Manpower Inc. Reports 3rd Quarter 2009 Results
MILWAUKEE, WI, USA, October 21, 2009 – Manpower Inc. (NYSE: MAN) today reported that earnings per diluted share for the three months ended September 30, 2009 were a loss of 64 cents compared to a loss of 55 cents in the prior year period. Revenues for the third quarter were $4.2 billion, a decrease of 26 percent from the year earlier period, or a decrease of 22 percent in constant currency.
Third quarter 2009 results include a loss on the sale of an equity investment and a goodwill impairment charge totaling $71.3 million ($66.3 million after tax) or 84 cents per diluted share. Also included in third quarter results is a $7.5 million ($4.6 million after tax) or 6 cents per diluted share charge related to the repayment of our revolver borrowings and the extinguishment of an interest rate swap agreement in October. Excluding these charges, third quarter net earnings would have been $20.5 million, or 26 cents per diluted share.
Third quarter results were unfavorably impacted by 2 cents per diluted share as foreign currencies were relatively weaker compared to the third quarter of 2008.
Third quarter 2008 results include a goodwill and intangible asset impairment charge of $163.1 million ($154.6 million after tax) or $1.97 per diluted share.

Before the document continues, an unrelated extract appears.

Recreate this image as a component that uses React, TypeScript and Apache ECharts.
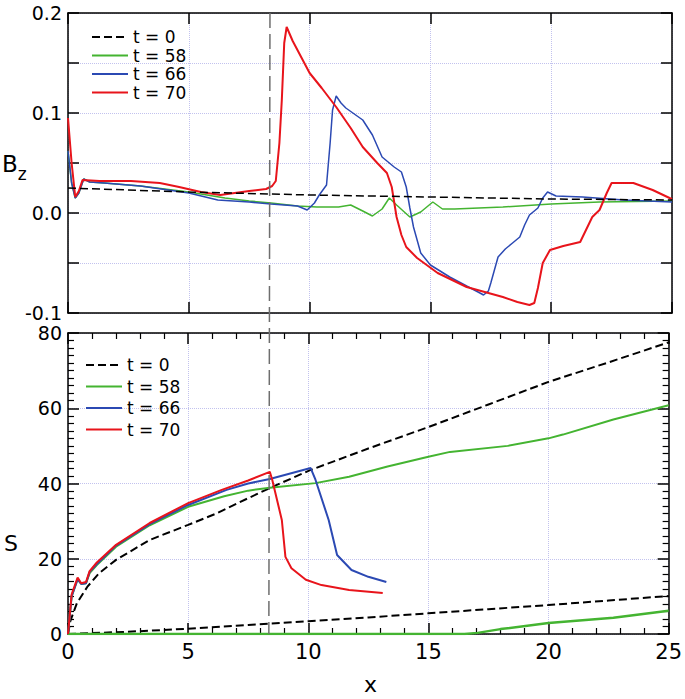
import React, { useEffect, useRef } from 'react';
import * as echarts from 'echarts';

const FONT = 'DejaVu Sans';
const names = ['t = 0', 't = 58', 't = 66', 't = 70'];
const colors = ['#000000', '#44b431', '#2b49b3', '#e8141b'];
const markX = 8.36;

// Top panel: Bz(x)
const bzT0 = [[0, 0.025], [5, 0.021], [8.4, 0.019], [10, 0.018], [15, 0.016], [20, 0.014], [25, 0.013]];
const bzT58 = [[0, 0.062], [0.15, 0.03], [0.3, 0.015], [0.45, 0.02], [0.65, 0.034], [0.9, 0.031], [1.5, 0.03], [3, 0.027], [5, 0.021], [6.5, 0.015], [7.5, 0.012], [8.4, 0.01], [9.5, 0.007], [10.3, 0.006], [11.2, 0.006], [11.7, 0.008], [12.2, 0.002], [12.6, -0.003], [13.0, 0.004], [13.3, 0.015], [13.6, 0.008], [14.15, -0.004], [14.6, 0.001], [15.1, 0.011], [15.5, 0.004], [16, 0.004], [18, 0.006], [20, 0.009], [22, 0.011], [25, 0.012]];
const bzT66 = [[0, 0.062], [0.15, 0.03], [0.3, 0.015], [0.45, 0.02], [0.65, 0.034], [0.9, 0.031], [1.5, 0.03], [3, 0.027], [5, 0.02], [6.2, 0.013], [7.5, 0.011], [8.4, 0.009], [9.5, 0.007], [9.9, 0.003], [10.2, 0.01], [10.4, 0.018], [10.7, 0.028], [10.85, 0.07], [10.95, 0.103], [11.1, 0.117], [11.3, 0.11], [11.5, 0.105], [12.2, 0.093], [12.6, 0.078], [13.0, 0.056], [13.5, 0.046], [13.8, 0.041], [14.0, 0.026], [14.15, 0.005], [14.3, -0.014], [14.6, -0.04], [15, -0.052], [15.8, -0.064], [16.5, -0.073], [17.05, -0.08], [17.2, -0.082], [17.4, -0.078], [17.5, -0.07], [17.8, -0.044], [18.1, -0.036], [18.4, -0.03], [18.7, -0.024], [18.9, -0.012], [19.1, -0.002], [19.45, 0.005], [19.65, 0.015], [19.85, 0.021], [20.2, 0.017], [21.3, 0.016], [23, 0.013], [25, 0.011]];
const bzT70 = [[0, 0.095], [0.15, 0.05], [0.3, 0.016], [0.45, 0.022], [0.6, 0.033], [1.3, 0.032], [2.6, 0.032], [3.8, 0.03], [4.6, 0.026], [5.5, 0.021], [6.3, 0.018], [7.5, 0.022], [8.2, 0.024], [8.45, 0.027], [8.6, 0.032], [8.75, 0.07], [8.85, 0.113], [8.95, 0.17], [9.05, 0.186], [9.3, 0.172], [10, 0.14], [10.5, 0.125], [11.1, 0.106], [11.7, 0.085], [12.2, 0.066], [12.8, 0.05], [13.2, 0.04], [13.4, 0.026], [13.6, -0.004], [13.8, -0.022], [14.0, -0.034], [14.45, -0.045], [15.3, -0.06], [16.5, -0.074], [18.0, -0.084], [18.6, -0.089], [19.1, -0.092], [19.3, -0.09], [19.45, -0.075], [19.65, -0.05], [19.95, -0.037], [20.5, -0.033], [21.2, -0.029], [21.7, -0.004], [22.0, 0.003], [22.3, 0.02], [22.5, 0.03], [23.4, 0.03], [24.2, 0.023], [24.9, 0.015], [25, 0.014]];

// Bottom panel: S(x)
const sT0Upper = [[0, 0], [0.1, 3.5], [0.37, 8.2], [0.8, 12.5], [1.3, 16.2], [2, 19.7], [3.4, 25], [5, 29], [6.2, 32.1], [7.5, 36.1], [8.4, 38.8], [10.1, 43.6], [12.5, 49.3], [15, 55], [17.5, 61], [20, 67], [22.5, 72.2], [25, 77.5]];
const sT0Lower = [[0, 0], [2.5, 0.6], [5, 1.4], [7.5, 2.4], [10, 3.4], [12.5, 4.4], [15, 5.5], [17.5, 6.6], [20, 7.7], [22.5, 8.9], [25, 10.1]];
const sT58Upper = [[0, 0], [0.15, 10], [0.4, 14.6], [0.55, 13.3], [0.75, 13.5], [0.9, 16.2], [1.2, 18.3], [2, 23.2], [3.4, 28.9], [5, 33.8], [6.5, 36.6], [7.5, 38.1], [8.4, 38.9], [10.3, 40.1], [11.7, 41.8], [13.3, 44.5], [15, 47.1], [15.9, 48.4], [18.3, 50], [20, 52], [20.6, 53], [22.7, 57], [25, 60.8]];
const sT58Lower = [[0, 0], [16.5, 0], [17.05, 0.3], [18, 1.3], [20, 2.9], [22.7, 4.3], [25, 6.2]];
const sT66Upper = [[0, 0], [0.15, 10], [0.4, 14.6], [0.55, 13.3], [0.75, 13.5], [0.9, 16.5], [1.2, 18.6], [2, 23.5], [3.4, 29.2], [5, 34.3], [6.6, 38.3], [7.5, 40], [8.4, 41.2], [10.1, 44.1], [10.3, 41], [10.85, 30.3], [11.2, 21], [11.8, 17], [12.5, 15.2], [13.25, 13.8]];
const sT70Upper = [[0, 0], [0.15, 10.5], [0.4, 15], [0.55, 13.5], [0.75, 13.8], [0.9, 16.7], [1.2, 19], [2, 23.7], [3.4, 29.5], [5, 34.8], [6.4, 38.3], [7.5, 40.8], [8.4, 43.1], [8.5, 41], [8.9, 30.3], [9.05, 20.5], [9.3, 17.5], [9.9, 14.4], [10.55, 13], [11.7, 11.7], [13.1, 10.9]];

const gridLine = { show: true, lineStyle: { type: 'dotted', color: '#c2c2ee', width: 1 } };
const axisLine = { show: true, onZero: false, lineStyle: { color: '#000', width: 1.5 } };

function line(name: string, data: number[][], axis: number, color: string, width: number, dashed: boolean, z: number) {
  return {
    type: 'line',
    name,
    data,
    xAxisIndex: axis,
    yAxisIndex: axis,
    symbol: 'none',
    z,
    lineStyle: { color, width, type: dashed ? [8, 4] : 'solid' },
    itemStyle: { color },
  };
}

function xAx(grid: number, pos: string, labels: boolean, minor: boolean, split: boolean) {
  return {
    type: 'value', gridIndex: grid, position: pos, min: 0, max: 25, interval: 5,
    axisLine,
    axisTick: { show: true, inside: true, length: 11, lineStyle: { color: '#000', width: 1.5 } },
    minorTick: { show: minor, splitNumber: 5, length: 6, lineStyle: { color: '#000', width: 1.2 } },
    axisLabel: { show: labels, color: '#000', fontSize: 21, fontFamily: FONT, margin: 7 },
    splitLine: split ? gridLine : { show: false },
  };
}

function yAx(grid: number, pos: string, min: number, max: number, interval: number, labels: boolean, minor: boolean, split: boolean, fmt?: (v: number) => string) {
  return {
    type: 'value', gridIndex: grid, position: pos, min, max, interval,
    axisLine,
    axisTick: { show: true, inside: true, length: 11, lineStyle: { color: '#000', width: 1.5 } },
    minorTick: { show: minor, splitNumber: 10, length: 6, lineStyle: { color: '#000', width: 1.2 } },
    axisLabel: { show: labels, color: '#000', fontSize: 19, lineHeight: 15, fontFamily: FONT, margin: 6, formatter: fmt },
    splitLine: split ? gridLine : { show: false },
  };
}

const bzFmt = (v: number) => {
  const k = Math.round(v * 20);
  return k % 2 === 0 ? (k / 20).toFixed(1) : '';
};

export default function App() {
  const ref = useRef<HTMLDivElement>(null);
  useEffect(() => {
    const chart = echarts.init(ref.current!, null, { renderer: 'svg' });
    const legendCommon = {
      orient: 'vertical', padding: 0, itemWidth: 36, itemHeight: 10, selectedMode: false,
      itemStyle: { opacity: 0 },
      textStyle: { fontSize: 17, fontFamily: FONT, color: '#000', lineHeight: 18 },
      data: names,
    };
    chart.setOption({
      animation: false,
      backgroundColor: '#fff',
      grid: [
        { left: 68, top: 13, width: 604, height: 300 },
        { left: 68, top: 333, width: 604, height: 301 },
      ],
      legend: [
        { ...legendCommon, left: 91, top: 28, itemGap: 0.5 },
        { ...legendCommon, left: 85, top: 356, itemGap: 3.5 },
      ],
      xAxis: [
        xAx(0, 'bottom', false, false, true),
        xAx(0, 'top', false, false, false),
        xAx(1, 'bottom', true, true, true),
        xAx(1, 'top', false, true, false),
      ],
      yAxis: [
        yAx(0, 'left', -0.1, 0.2, 0.05, true, false, true, bzFmt),
        yAx(0, 'right', -0.1, 0.2, 0.05, false, false, false),
        yAx(1, 'left', 0, 80, 20, true, true, true),
        yAx(1, 'right', 0, 80, 20, false, true, false),
      ],
      series: [
        line(names[0], bzT0, 0, colors[0], 1.5, true, 6),
        line(names[1], bzT58, 0, colors[1], 1.5, false, 3),
        line(names[2], bzT66, 0, colors[2], 1.5, false, 4),
        line(names[3], bzT70, 0, colors[3], 2, false, 5),
        line(names[0], sT0Upper, 2, colors[0], 2, true, 3),
        line(names[0], sT0Lower, 2, colors[0], 2, true, 3),
        line(names[1], sT58Upper, 2, colors[1], 2, false, 4),
        line(names[1], sT58Lower, 2, colors[1], 2.5, false, 4),
        line(names[2], sT66Upper, 2, colors[2], 2, false, 5),
        line(names[3], sT70Upper, 2, colors[3], 2, false, 6),
      ],
      graphic: [
        {
          id: 'bz', type: 'text', left: 2, top: 152,
          style: {
            text: '{b|B}{z|z}', fontFamily: FONT, fill: '#000',
            rich: {
              b: { fontSize: 23, fontFamily: FONT, lineHeight: 30, verticalAlign: 'top' },
              z: { fontSize: 17, fontFamily: FONT, lineHeight: 30, verticalAlign: 'bottom' },
            },
          },
        },
        { id: 's', type: 'text', left: 4, top: 532, style: { text: 'S', fontSize: 22, fontFamily: FONT, fill: '#000' } },
        { id: 'xname', type: 'text', left: 364, top: 673, style: { text: 'x', fontSize: 22, fontFamily: FONT, fill: '#000' } },
      ],
    });
    const p1 = chart.convertToPixel({ xAxisIndex: 0, yAxisIndex: 0 }, [markX, 0.2]) as number[];
    const p2 = chart.convertToPixel({ xAxisIndex: 2, yAxisIndex: 2 }, [markX, 0]) as number[];
    chart.setOption({
      graphic: [
        { id: 'vline', type: 'line', z: 10, shape: { x1: p1[0], y1: p1[1], x2: p2[0], y2: p2[1] }, style: { stroke: '#6e6e6e', lineWidth: 1.5, lineDash: [15, 6] } },
      ],
    });
    return () => chart.dispose();
  }, []);
  return <div ref={ref} style={{ position: 'absolute', left: 0, top: 0, width: 685, height: 699 }} />;
}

Jeffrey A. Joerres, Manpower Inc. Chairman and Chief Executive Officer, said, “We continued to experience sluggish demand for our services as the labor markets throughout the world were hampered by lack of demand for companies’ products and services. All of our major operations contributed to our better than expected profitability as revenue across the board was marginally stronger, however, the uptick in revenue is muted at this time compared to previous recoveries.
“The increases that we have seen in our revenue over the last quarter indicate that our decisions to preserve our office network at its current level are appropriate. We will continue to monitor the environment and make modifications if we experience deterioration in the existing trends.
“While the current economic environment makes forecasting demand for our services difficult, we anticipate the fourth quarter of 2009 diluted earnings per share to be in the range of $.17 to $.27, which includes an estimated positive currency impact of 3 cents,” Joerres stated.
Earnings per diluted share for the nine months ended September 30, 2009 were a loss of 37 cents compared to earnings of $1.75 per diluted share in 2008. Net earnings were a loss of $28.8 million compared to net earnings of $139.7 million in the prior year. Revenues for the nine-month period were $11.6 billion, a decrease of 31 percent from the prior year or 23 percent in constant currency. Foreign currency exchange rates had an unfavorable impact of 5 cents for the nine-month period.
Earnings per diluted share for the nine month period in 2009 include the loss on the sale of the equity investment and goodwill impairment charge totaling 84 cents, the charge of 6 cents related to the repayment of our revolver borrowings and extinguishment of an interest rate swap, and the first and second quarter reorganization charges totaling 17 cents. Earnings per diluted share for the nine month period in 2008 include the goodwill and intangible asset impairment charge of $1.93 (based on the weighted average shares for the nine-month period) and a net charge of 18 cents recorded in the second quarter related to an increase in our legal reserve and recoverable 2005 payroll taxes in France.
In conjunction with its third quarter earnings release, Manpower will broadcast its conference call live over the Internet on October 21, 2009 at 7:30 a.m. CDT (8:30 a.m. EDT). Interested parties are invited to listen to the webcast and view the presentation by logging on to http://investor.manpower.com.
Supplemental financial information referenced in the conference call can be found at http://investor.manpower.com.
About Manpower Inc.
Manpower Inc. (NYSE: MAN) is a world leader in the employment services industry; creating and delivering services that enable its clients to win in the changing world of work. 60 years old in 2009, the company offers employers a range of services for the entire employment and business cycle including permanent, temporary and contract recruitment; employee assessment and selection; training; outplacement; outsourcing and consulting. Manpower's worldwide network of 4,000 offices in 82 countries and territories enables the company to meet the needs of its 400,000 clients per year, including small and medium size enterprises in all industry sectors, as well as the world's largest multinational corporations. The focus of Manpower's work is on raising productivity through improved quality, efficiency and cost-reduction across their total workforce, enabling clients to concentrate on their core business activities. Manpower Inc. operates under five brands: Manpower, Manpower Professional, Elan, Jefferson Wells and Right Management. More information on Manpower Inc. is available at www.manpower.com.
Forward-Looking Statements
This news release contains statements, including earnings projections, that are forward-looking in nature and, accordingly, are subject to risks and uncertainties regarding the Company’s expected future results. The Company’s actual results may differ materially from those described or contemplated in the forward-looking statements. Factors that may cause the Company’s actual results to differ materially from those contained in the forward-looking statements can be found in the Company’s reports filed with the SEC, including the information under the heading ‘Risk Factors’ in its Annual Report on Form 10-K for the year ended December 31, 2008, which information is incorporated herein by reference.